The work rewards people who enjoy visual design and logical thinking together. You're both designing interfaces and structuring data relationships. If you like combining creative and analytical work, Adalo development offers that blend.
Consider this if you want faster time-to-market than traditional development. You can build MVPs in days or weeks that would take months with traditional coding. This speed makes you valuable to entrepreneurs and startups testing ideas quickly.
Client communication is crucial. You'll spend significant time understanding requirements, managing expectations, explaining limitations, and educating clients. If you prefer purely technical work without client interaction, freelance Adalo development will frustrate you.
Income potential is moderate compared to traditional development. You can build solid side income or a small business, but rates typically cap below traditional mobile developers. The trade-off is lower barrier to entry and faster project completion.
This works well as part of a broader no-code services offering. Combining Adalo with Webflow, Bubble, Airtable, or automation tools creates more opportunities and prevents over-reliance on one platform.
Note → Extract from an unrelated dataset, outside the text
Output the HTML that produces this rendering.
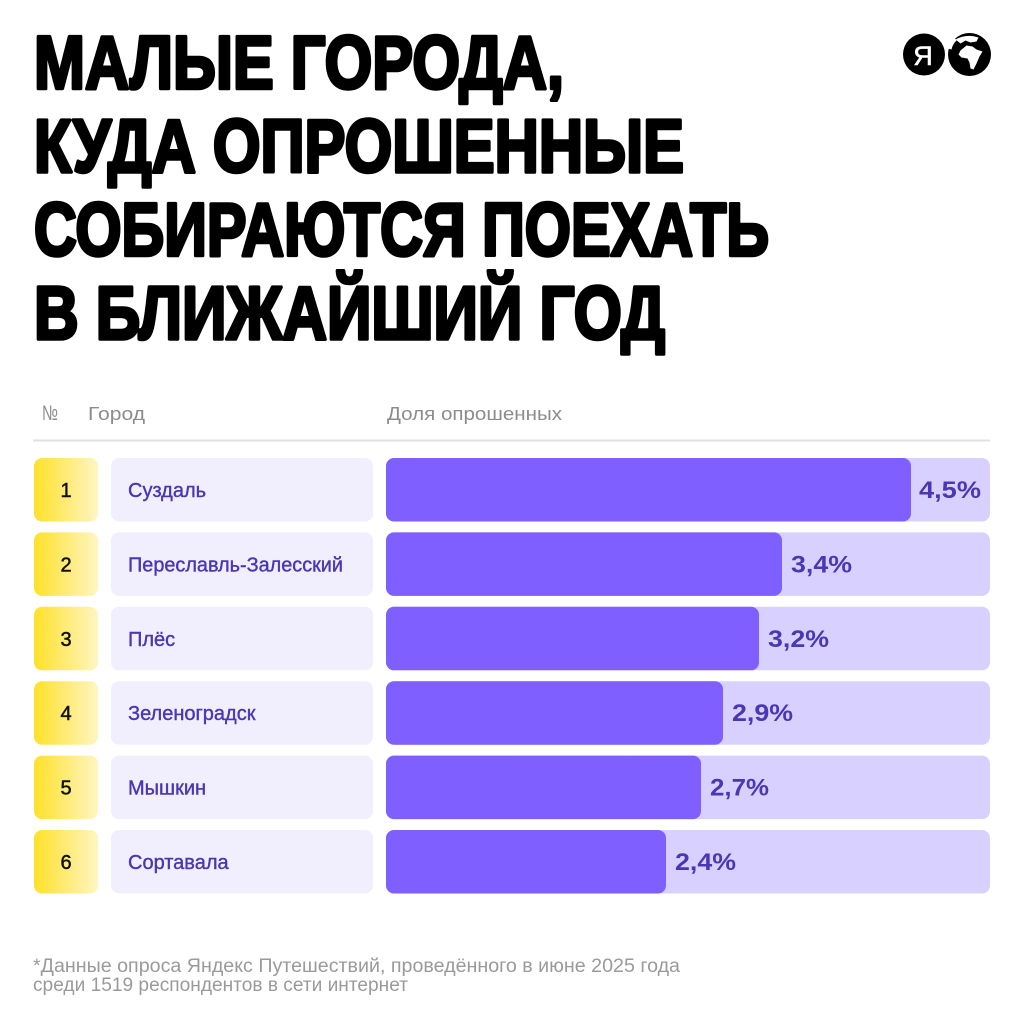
<!DOCTYPE html>
<html><head><meta charset="utf-8"><style>
html,body{margin:0;padding:0;background:#fff;}
svg{display:block;}
</style></head><body>
<svg width="1024" height="1024" viewBox="0 0 1024 1024" xmlns="http://www.w3.org/2000/svg">
<defs>
<linearGradient id="yg" x1="0" y1="0" x2="1" y2="0">
<stop offset="0" stop-color="#ffe12a"/>
<stop offset="1" stop-color="#fff5c2"/>
</linearGradient>
</defs>
<rect width="1024" height="1024" fill="#fff"/>

<g font-family="'Liberation Sans','Noto Sans CJK SC',sans-serif" font-weight="bold" font-size="75" fill="#000" stroke="#000" stroke-width="3.6" stroke-linejoin="round">
<text x="34" y="88.5" textLength="530" lengthAdjust="spacingAndGlyphs">МАЛЫЕ ГОРОДА,</text>
<text x="34" y="172" textLength="650" lengthAdjust="spacingAndGlyphs">КУДА ОПРОШЕННЫЕ</text>
<text x="34" y="255.5" textLength="735" lengthAdjust="spacingAndGlyphs">СОБИРАЮТСЯ ПОЕХАТЬ</text>
<text x="34" y="339" textLength="631" lengthAdjust="spacingAndGlyphs">В БЛИЖАЙШИЙ ГОД</text>
</g>

<!-- logo -->
<circle cx="924" cy="54.5" r="21" fill="#000"/>
<text x="923" y="65" text-anchor="middle" font-family="'Liberation Sans',sans-serif" font-size="27" fill="#fff" stroke="#fff" stroke-width="0.6">Я</text>
<circle cx="969.5" cy="54.5" r="21.5" fill="#000"/>
<g transform="translate(969.5,54.5)" fill="#fff">
<path d="M -9,-4 L -3,-9 L 3,-8 L 7,-5 L 13,-3 L 10,2 L 7,9 L 4,15 L 1,14 L 0,8 L -2,4 L -8,3 L -11,0 Z"/>
<path d="M -14,-15 Q -3,-21 9,-17 L 7,-13 L 1,-12 L -4,-14 L -9,-11 Z"/>
<path d="M -22,-6 Q -20,-14 -15,-17 L -13,-14 Q -17,-10 -18,-5 Z"/>
</g>

<!-- header -->
<g font-family="'Liberation Sans',sans-serif" font-size="18" fill="#8c8c8c">
<text x="42" y="420" font-size="21" textLength="16" lengthAdjust="spacingAndGlyphs">№</text>
<text x="88" y="420" textLength="57" lengthAdjust="spacingAndGlyphs">Город</text>
<text x="387" y="420" textLength="175" lengthAdjust="spacingAndGlyphs">Доля опрошенных</text>
</g>
<rect x="33" y="439.5" width="957" height="2" fill="#e2e2e2"/>

<!-- rows -->
<g font-family="'Liberation Sans',sans-serif">
<!-- row 1 -->
<rect x="34" y="458" width="64" height="63.5" rx="8" fill="url(#yg)"/>
<rect x="111" y="458" width="262" height="63.5" rx="8" fill="#f1effd"/>
<rect x="386" y="458" width="604" height="63.5" rx="8" fill="#d8d0ff"/>
<rect x="386" y="458" width="525" height="63.5" rx="8" fill="#7f5fff"/>
<text x="66" y="497" text-anchor="middle" font-size="20" fill="#111" stroke="#111" stroke-width="0.5">1</text>
<text x="128" y="497" font-size="20" fill="#4b36b3" stroke="#4b36b3" stroke-width="0.4">Суздаль</text>
<text x="919" y="498" font-size="24" font-weight="bold" fill="#4b36b3" textLength="62" lengthAdjust="spacingAndGlyphs">4,5%</text>

<!-- row 2 -->
<rect x="34" y="532.4" width="64" height="63.5" rx="8" fill="url(#yg)"/>
<rect x="111" y="532.4" width="262" height="63.5" rx="8" fill="#f1effd"/>
<rect x="386" y="532.4" width="604" height="63.5" rx="8" fill="#d8d0ff"/>
<rect x="386" y="532.4" width="396" height="63.5" rx="8" fill="#7f5fff"/>
<text x="66" y="571.4" text-anchor="middle" font-size="20" fill="#111" stroke="#111" stroke-width="0.5">2</text>
<text x="128" y="571.4" font-size="20" fill="#4b36b3" stroke="#4b36b3" stroke-width="0.4" textLength="215" lengthAdjust="spacingAndGlyphs">Переславль-Залесский</text>
<text x="791" y="572.4" font-size="24" font-weight="bold" fill="#4b36b3" textLength="61" lengthAdjust="spacingAndGlyphs">3,4%</text>

<!-- row 3 -->
<rect x="34" y="606.8" width="64" height="63.5" rx="8" fill="url(#yg)"/>
<rect x="111" y="606.8" width="262" height="63.5" rx="8" fill="#f1effd"/>
<rect x="386" y="606.8" width="604" height="63.5" rx="8" fill="#d8d0ff"/>
<rect x="386" y="606.8" width="373" height="63.5" rx="8" fill="#7f5fff"/>
<text x="66" y="645.8" text-anchor="middle" font-size="20" fill="#111" stroke="#111" stroke-width="0.5">3</text>
<text x="128" y="645.8" font-size="20" fill="#4b36b3" stroke="#4b36b3" stroke-width="0.4">Плёс</text>
<text x="768" y="646.8" font-size="24" font-weight="bold" fill="#4b36b3" textLength="61" lengthAdjust="spacingAndGlyphs">3,2%</text>

<!-- row 4 -->
<rect x="34" y="681.2" width="64" height="63.5" rx="8" fill="url(#yg)"/>
<rect x="111" y="681.2" width="262" height="63.5" rx="8" fill="#f1effd"/>
<rect x="386" y="681.2" width="604" height="63.5" rx="8" fill="#d8d0ff"/>
<rect x="386" y="681.2" width="337" height="63.5" rx="8" fill="#7f5fff"/>
<text x="66" y="720.2" text-anchor="middle" font-size="20" fill="#111" stroke="#111" stroke-width="0.5">4</text>
<text x="128" y="720.2" font-size="20" fill="#4b36b3" stroke="#4b36b3" stroke-width="0.4">Зеленоградск</text>
<text x="732" y="721.2" font-size="24" font-weight="bold" fill="#4b36b3" textLength="61" lengthAdjust="spacingAndGlyphs">2,9%</text>

<!-- row 5 -->
<rect x="34" y="755.6" width="64" height="63.5" rx="8" fill="url(#yg)"/>
<rect x="111" y="755.6" width="262" height="63.5" rx="8" fill="#f1effd"/>
<rect x="386" y="755.6" width="604" height="63.5" rx="8" fill="#d8d0ff"/>
<rect x="386" y="755.6" width="315" height="63.5" rx="8" fill="#7f5fff"/>
<text x="66" y="794.6" text-anchor="middle" font-size="20" fill="#111" stroke="#111" stroke-width="0.5">5</text>
<text x="128" y="794.6" font-size="20" fill="#4b36b3" stroke="#4b36b3" stroke-width="0.4">Мышкин</text>
<text x="710" y="795.6" font-size="24" font-weight="bold" fill="#4b36b3" textLength="59" lengthAdjust="spacingAndGlyphs">2,7%</text>

<!-- row 6 -->
<rect x="34" y="830" width="64" height="63.5" rx="8" fill="url(#yg)"/>
<rect x="111" y="830" width="262" height="63.5" rx="8" fill="#f1effd"/>
<rect x="386" y="830" width="604" height="63.5" rx="8" fill="#d8d0ff"/>
<rect x="386" y="830" width="280" height="63.5" rx="8" fill="#7f5fff"/>
<text x="66" y="869" text-anchor="middle" font-size="20" fill="#111" stroke="#111" stroke-width="0.5">6</text>
<text x="128" y="869" font-size="20" fill="#4b36b3" stroke="#4b36b3" stroke-width="0.4">Сортавала</text>
<text x="675" y="870" font-size="24" font-weight="bold" fill="#4b36b3" textLength="61" lengthAdjust="spacingAndGlyphs">2,4%</text>
</g>

<!-- footnote -->
<g font-family="'Liberation Sans',sans-serif" font-size="19" fill="#9a9a9a">
<text x="33" y="972" textLength="647" lengthAdjust="spacingAndGlyphs">*Данные опроса Яндекс Путешествий, проведённого в июне 2025 года</text>
<text x="33" y="991" textLength="375" lengthAdjust="spacingAndGlyphs">среди 1519 респондентов в сети интернет</text>
</g>
</svg>
</body></html>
Clients often need multiple solutions, and offering integrated services increases your value.
The work isn't passive. Every project requires active development time, and maintenance creates ongoing obligations. You're trading time and expertise for money, with efficiency gains from templates but no truly passive elements.
Platform dependency is a real risk. Your income relies on Adalo continuing to exist and maintain its capabilities. While the platform appears stable, being aware of this dependency helps you plan accordingly, possibly by developing skills in multiple no-code tools.
If you're entrepreneurial, Adalo skills let you build your own app products. Beyond client work, you can create and monetize your own applications. Some developers use client work to fund building their own apps.